The decision is moot. The parties settled the case before the decision was rendered. The motion to approve the settlement was still pending before the bankruptcy court when the NewsWire went to press. The appeals court issued its order after already receiving lengthy submissions from the parties and hearing oral arguments on the issues before the settlement. The court appeared to acknowledge the settlement by requiring that its order should not be published and limiting any precedental value strictly to the facts of this individual case.
Mirant signed a contract in December 2000 to buy a group of power plants from Pepco. As part of the deal, Mirant also agreed to assume Pepco’s obligations under several power purchase agreements that committed Pepco to buy electricity from third parties. At the time of the negotiations, both Mirant and Pepco acknowledged that the purchase price for the power under these power purchase agreements was above market and the contracts in question had an agreed “negative value” of approximately $500 million. Consequently, the purchase price for the power plants was reduced from $3.2 billion to $2.65 billion.
Pepco notified Mirant at the closing that some of the power purchase agreements were unassignable; therefore, the parties entered into a back-to-back agreement that committed Mirant to purchase from Pepco, at Pepco’s cost, all capacity, energy, ancillary services and other benefits that Pepco was obligated to purchase from the third parties under the unassignable power contracts. The back-to-back agreement is expected to cost Mirant approximately $10 to $15 million a month until the purchase obligation expires.
Mirant filed for bankruptcy protection on July 14, 2003. Within two months of filing for bankruptcy, Mirant filed a motion with the bankruptcy court to reject the back-to-back agreement. Mirant wanted to limit the rejection to only the back-to-back agreement while keeping the Pepco power plants and while preserving a right it had to connect the plants to the Pepco grid.
Mirant’s motion to reject the back-to-back Agreement started a chain of intense litigation that spanned three years and several courts. The rejection motion was first moved from the bankruptcy court to a federal district court, which denied the motion on grounds that a bankruptcy court cannot affect a matter that the Federal Power Act assigns to the Federal Energy Regulatory Commission. Mirant appealed the district court order to the US appeals court for the fifth circuit, which reversed the order and held that a bankruptcy court (or district court) does in fact have the authority to allow a power contract that is subject to FERC regulation to be rejected. The appeals court said the Bankruptcy Code trumps FERC when it comes to assumption and rejection of energy contracts and remanded the proceeding to the district court for a decision on the rejection. However, the appeals court suggested that the district court should use a more rigorous standard before rejecting the back-to-back agreement than the usual “business judgment standard” that usually applies in bankruptcy proceedings when debtors wants to reject contracts. The more rigorous standard would take into account the public interest in the transmission and sale of electricity.
When the case came back to it, the district court held that the back-to-back agreement could not be separated from the broader purchase of the Pepco power plants and, thus, was not eligible for rejection under the Bankruptcy Code. The Bankruptcy Code requires that an executory contract must be assumed or rejected in its entirety to prevent a debtor from keeping the benefits of a contract while rejecting the burdens to the detriment of the other party to the agreement. Mirant again appealed to the US appeals court for the fifth circuit.

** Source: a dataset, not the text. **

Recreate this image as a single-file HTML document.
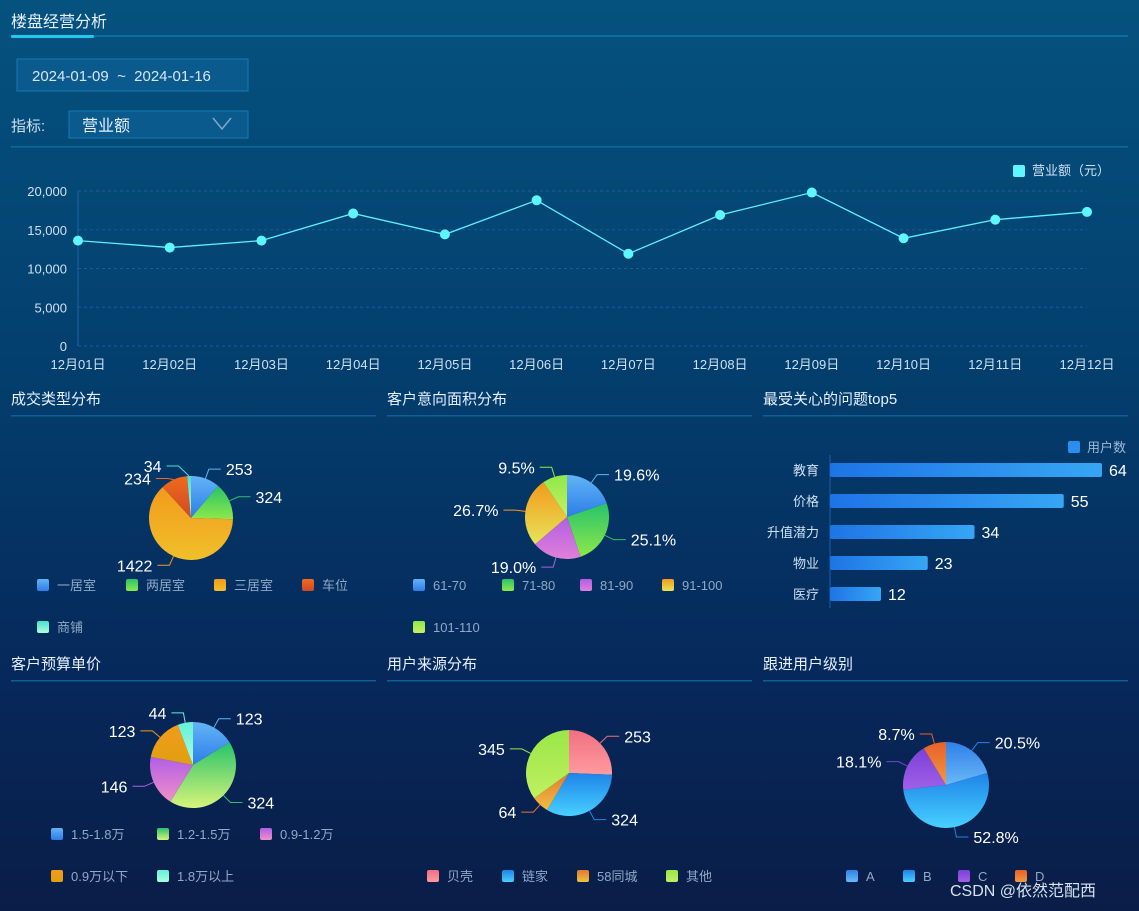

While awaiting the results of the appeal, Mirant filed a second rejection motion. This time it said it wanted to reject the power plant purchase and the back-to-back agreement together. However, Mirant excluded from the rejection “ancillary agreements,” including a right to connect to the Pepco grid and certain lease assignments and easements. The issue of whether or not these “ancillary agreements” meant Mirant was not rejecting the contract in the entirety was argued before the district court, but the case was suspended while Mirant continued to pursue other aspects of the case before the appeals court. However, the district court ordered Mirant to continue to perform under the back-to-back agreement in the meantime. Mirant then appealed this order to the appeals court as well.
In June 2006, while the several appeals were pending, Pepco and Mirant reached a settlement. Notwithstanding the settlement, the appeals court issued its order on both appeals on July 19, 2006.
Appeals Court Order
The appeals court worked through a thicket of issues. One was whether the back-to-back agreement could be rejected without also rescinding the power plant purchase. The court said whether two agreements are “severable” is a matter of state law. The documents in this case said District of Columbia law would control. Analyzing DC law, the court determined that the parties assented to “all of the promises,” including the back-to-back agreement, the sale of the power plants, the interconnection agreements and the lease agreements, as a “single whole.” There were no separate contracts or transactions and everything was included in the overall deal and executed on the same day as one package. Further, there was a single consideration for the total agreement as evidenced by the purchase price (which was reduced by the cost of the back-to-back agreement). The court asked rhetorically why Mirant would enter into a legal obligation to purchase power at an above-market rate unless it was in exchange for something Mirant considered valuable, which in this case was the power plants and associated agreements. Next, the appeals court determined that the district court applied the proper standard for rejection in this case because the purpose of allowing a debtor to reject a contract is to free the debtor from agreements that would hinder or disable its reorganization. The court noted that Mirant has already successfully emerged from bankruptcy and the unsecured creditors in the case received payment in full on their claims. Therefore, it cannot be argued that the back-to-back agreement is causing any hindrance to a successful reorganization because the reorganization is already successful and complete.
Finally, the court held that the district court correctly required Mirant to continue to perform under the back-to- back agreement pending the appeal. The court reiterated that a debtor is not entitled to reap the benefits of a contract without suffering the burdens as well and found that Mirant continued to benefit from ownership of the power plants. Therefore, the district court was right to force Mirant to continue to pay for them.
The judge in the case concluded his decision with a strongly worded admonition against any further appeals by Mirant. Specifically, the court said “any future appeals that continue the pattern of attempts to reject the [back-to-back agreement] or efforts to refuse payment pending rejection may well invite the most severe sanctions available to this court.”
Even though the decision does not have official precedential value beyond the scope of the Mirant case, it provides useful insight by its forcefulness into how a court is likely to view an integrated asset purchase and sale agreement that includes provisions for out-of-market power purchases as part of the consideration. When negotiating or entering into these arrangements, it is important to create and emphasize as much as possible the indicia of separate agreements and consideration for each part of the transaction if the buyer wants to preserve the right to discharge these obligations in bankruptcy. This can perhaps be done by express language in the documents evidencing this intention or by entering into complete and separate agreements with respect to each segment of the transaction.